I know on a physical level how great sex feels. And when I talk to an attractive guy, I am turned on by the idea of getting physical with them. But then I remember how awkward and intimate sex can be. I start to think about what I would do if I tried to have sex with them and it didn’t work. I think about what I would do if they wanted me to try something I didn’t want to try. And I think about whether or not they’d judge my sexual ability or make me feel objectified. Perhaps all of this anxiety is in my head or some type of projection. It’s possible that sex with a stranger could be comfortable and great. But I’ve never been that kind of a risk taker.

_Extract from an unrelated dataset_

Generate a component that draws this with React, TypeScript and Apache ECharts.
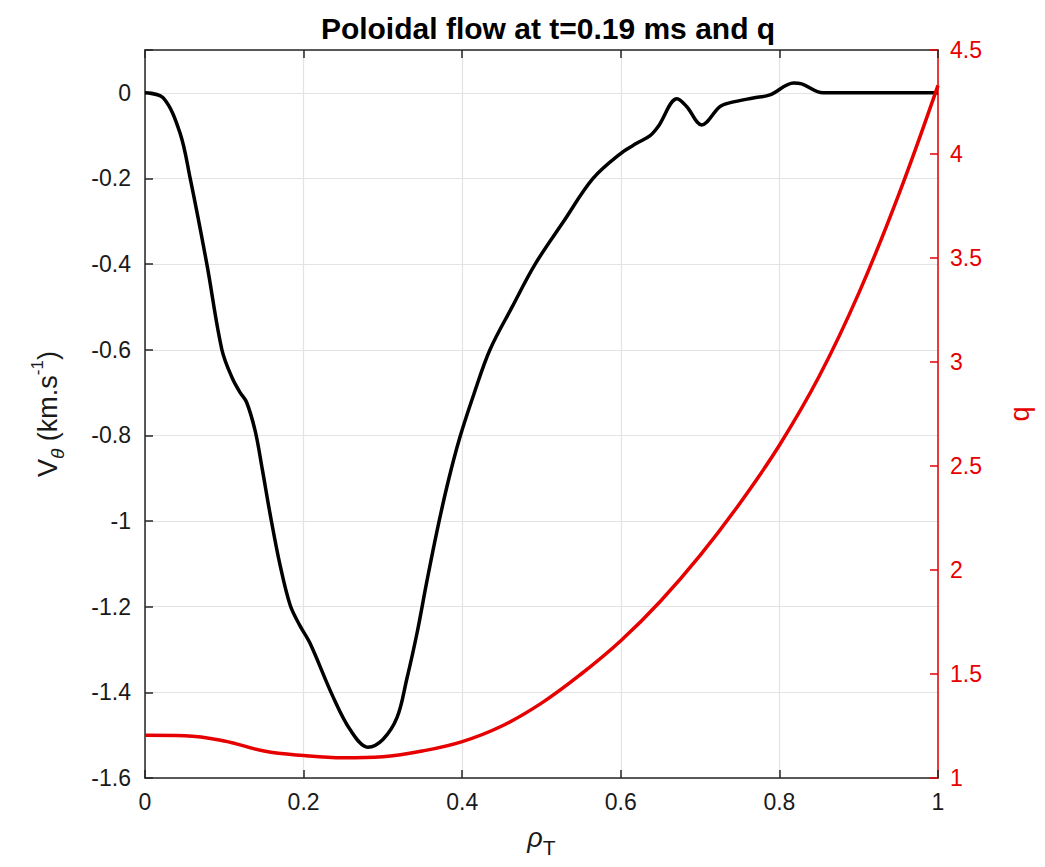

It seems to me that promiscuity is something much more expected in the gay world than it is in the straight one. If you’re a gay man and not sexually active, you’re seen as a prude or a baby. As a 21 year old gay guy, I’m always treated like a child because I’m not as sexually experienced as others. Gays either want nothing to do with me because I’m inexperienced or they want everything to do with me because I’m unmarked territory. It’s unfortunate that sex is such a commodity for young gays and it’s even worse that we treat those who choose not to be sexually active as if they’re missing out or wasting their youth.
I’ve used Grindr as a self esteem boost. It’s nice to get messages from guy who find me attractive or want to have sex with me. It’s nice to be found desirable and to hold some sort of power over other people. But at the same time- Grindr is emotionally draining. I feel bad when I never follow through with conversations and I feel even worse that I often feel that I’m obligated to go through with things. It’s certainly great to be complimented or desired, but it’s awful when you just become your body or some sex commodity.
I guess my main issue is that I don’t know what I want. I’m way too wishy-washy at this point in my life. Some days I want to have sex and other days sex is the last thing I want. Part of me wants to take a sabbatical from all things sexual and focus on the other aspects of my life. The other part tells me that this is the time of my life to be sexual and that I shouldn’t wait until I’m thirty to get it on. But until I figure out what I want, perhaps it’s best that I sign of Grindr indefinitely. It’s not fair to lead people on nor is it fair for me to have to be subjected to so many unsolicited dick pics.